--- Start Supplied material ---
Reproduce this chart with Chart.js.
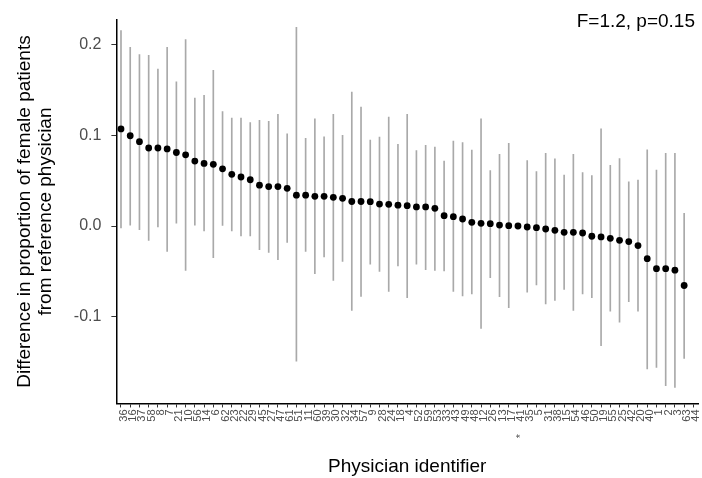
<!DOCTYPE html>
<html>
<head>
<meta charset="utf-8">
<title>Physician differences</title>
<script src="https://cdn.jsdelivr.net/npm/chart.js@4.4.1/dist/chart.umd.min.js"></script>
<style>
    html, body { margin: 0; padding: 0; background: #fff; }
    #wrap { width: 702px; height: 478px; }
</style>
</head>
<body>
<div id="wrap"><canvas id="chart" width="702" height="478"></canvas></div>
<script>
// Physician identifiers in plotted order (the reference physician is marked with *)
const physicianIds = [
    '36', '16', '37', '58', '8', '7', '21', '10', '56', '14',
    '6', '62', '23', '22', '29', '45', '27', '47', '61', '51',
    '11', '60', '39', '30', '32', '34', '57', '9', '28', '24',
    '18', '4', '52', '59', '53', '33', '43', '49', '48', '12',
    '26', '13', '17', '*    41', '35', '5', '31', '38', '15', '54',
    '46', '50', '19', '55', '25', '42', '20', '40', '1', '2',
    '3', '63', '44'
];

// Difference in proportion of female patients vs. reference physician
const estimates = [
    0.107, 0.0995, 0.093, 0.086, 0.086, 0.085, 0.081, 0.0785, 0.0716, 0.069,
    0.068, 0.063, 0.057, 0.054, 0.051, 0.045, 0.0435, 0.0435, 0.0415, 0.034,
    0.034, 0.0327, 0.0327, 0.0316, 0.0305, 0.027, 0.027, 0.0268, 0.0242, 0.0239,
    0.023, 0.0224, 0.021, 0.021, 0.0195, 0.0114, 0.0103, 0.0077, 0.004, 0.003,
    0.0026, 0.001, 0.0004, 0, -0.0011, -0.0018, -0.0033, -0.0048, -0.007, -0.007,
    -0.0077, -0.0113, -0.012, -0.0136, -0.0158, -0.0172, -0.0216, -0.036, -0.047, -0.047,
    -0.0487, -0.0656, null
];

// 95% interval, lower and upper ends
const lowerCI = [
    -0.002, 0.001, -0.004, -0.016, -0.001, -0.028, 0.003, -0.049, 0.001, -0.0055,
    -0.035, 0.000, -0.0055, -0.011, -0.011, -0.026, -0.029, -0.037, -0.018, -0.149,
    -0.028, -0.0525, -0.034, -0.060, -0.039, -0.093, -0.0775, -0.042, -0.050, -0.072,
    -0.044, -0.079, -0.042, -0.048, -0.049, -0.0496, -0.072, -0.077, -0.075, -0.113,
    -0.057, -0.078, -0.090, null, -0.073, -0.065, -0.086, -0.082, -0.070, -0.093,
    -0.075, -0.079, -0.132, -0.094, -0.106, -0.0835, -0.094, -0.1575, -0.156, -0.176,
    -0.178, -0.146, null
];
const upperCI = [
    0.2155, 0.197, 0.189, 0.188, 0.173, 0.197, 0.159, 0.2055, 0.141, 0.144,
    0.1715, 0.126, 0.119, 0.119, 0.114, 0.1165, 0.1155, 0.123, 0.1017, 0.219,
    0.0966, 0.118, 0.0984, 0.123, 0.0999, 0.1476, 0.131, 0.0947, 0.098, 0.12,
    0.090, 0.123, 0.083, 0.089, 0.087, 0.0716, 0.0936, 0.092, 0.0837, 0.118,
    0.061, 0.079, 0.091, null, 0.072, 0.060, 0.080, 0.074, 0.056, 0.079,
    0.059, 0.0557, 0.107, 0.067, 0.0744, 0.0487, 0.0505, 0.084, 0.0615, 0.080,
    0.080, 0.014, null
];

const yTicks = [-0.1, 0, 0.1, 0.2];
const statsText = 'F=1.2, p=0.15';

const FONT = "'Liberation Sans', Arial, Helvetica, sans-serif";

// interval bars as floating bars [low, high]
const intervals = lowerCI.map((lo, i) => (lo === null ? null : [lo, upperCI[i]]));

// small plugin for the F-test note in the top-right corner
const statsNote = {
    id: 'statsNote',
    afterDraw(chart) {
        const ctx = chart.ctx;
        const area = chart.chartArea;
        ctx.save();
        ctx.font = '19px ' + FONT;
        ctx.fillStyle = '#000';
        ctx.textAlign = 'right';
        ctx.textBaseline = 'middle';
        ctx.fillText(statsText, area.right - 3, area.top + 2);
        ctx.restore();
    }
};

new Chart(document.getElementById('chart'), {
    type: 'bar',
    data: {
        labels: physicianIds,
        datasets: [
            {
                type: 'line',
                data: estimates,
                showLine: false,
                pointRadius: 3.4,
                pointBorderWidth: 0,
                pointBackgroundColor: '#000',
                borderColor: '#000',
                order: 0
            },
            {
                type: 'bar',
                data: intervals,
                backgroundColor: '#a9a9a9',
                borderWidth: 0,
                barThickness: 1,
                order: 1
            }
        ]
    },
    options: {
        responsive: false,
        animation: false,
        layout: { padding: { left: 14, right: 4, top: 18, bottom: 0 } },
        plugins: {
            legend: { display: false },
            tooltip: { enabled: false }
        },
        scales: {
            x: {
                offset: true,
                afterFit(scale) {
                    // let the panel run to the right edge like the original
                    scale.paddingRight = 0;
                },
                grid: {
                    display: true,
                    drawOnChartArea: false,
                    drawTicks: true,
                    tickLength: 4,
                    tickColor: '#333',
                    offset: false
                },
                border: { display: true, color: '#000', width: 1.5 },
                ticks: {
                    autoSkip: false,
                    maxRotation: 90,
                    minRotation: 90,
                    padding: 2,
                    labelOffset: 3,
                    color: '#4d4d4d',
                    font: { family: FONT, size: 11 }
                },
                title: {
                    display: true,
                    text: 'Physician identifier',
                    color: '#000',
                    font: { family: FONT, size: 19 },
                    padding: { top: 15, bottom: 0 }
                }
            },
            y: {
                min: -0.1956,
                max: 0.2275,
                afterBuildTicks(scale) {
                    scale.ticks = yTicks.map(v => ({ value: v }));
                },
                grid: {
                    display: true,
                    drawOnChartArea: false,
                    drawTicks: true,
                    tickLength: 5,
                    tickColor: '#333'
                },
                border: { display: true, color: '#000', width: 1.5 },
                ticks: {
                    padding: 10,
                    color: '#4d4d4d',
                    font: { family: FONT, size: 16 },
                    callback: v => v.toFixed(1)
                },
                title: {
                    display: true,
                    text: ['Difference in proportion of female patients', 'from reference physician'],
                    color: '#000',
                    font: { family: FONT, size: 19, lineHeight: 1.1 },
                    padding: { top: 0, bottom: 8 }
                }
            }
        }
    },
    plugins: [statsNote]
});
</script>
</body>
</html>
--- End Supplied material ---
-- What you will do --
Say how many lines contain "with", and give nothing but that number.

-- Result of this task --
2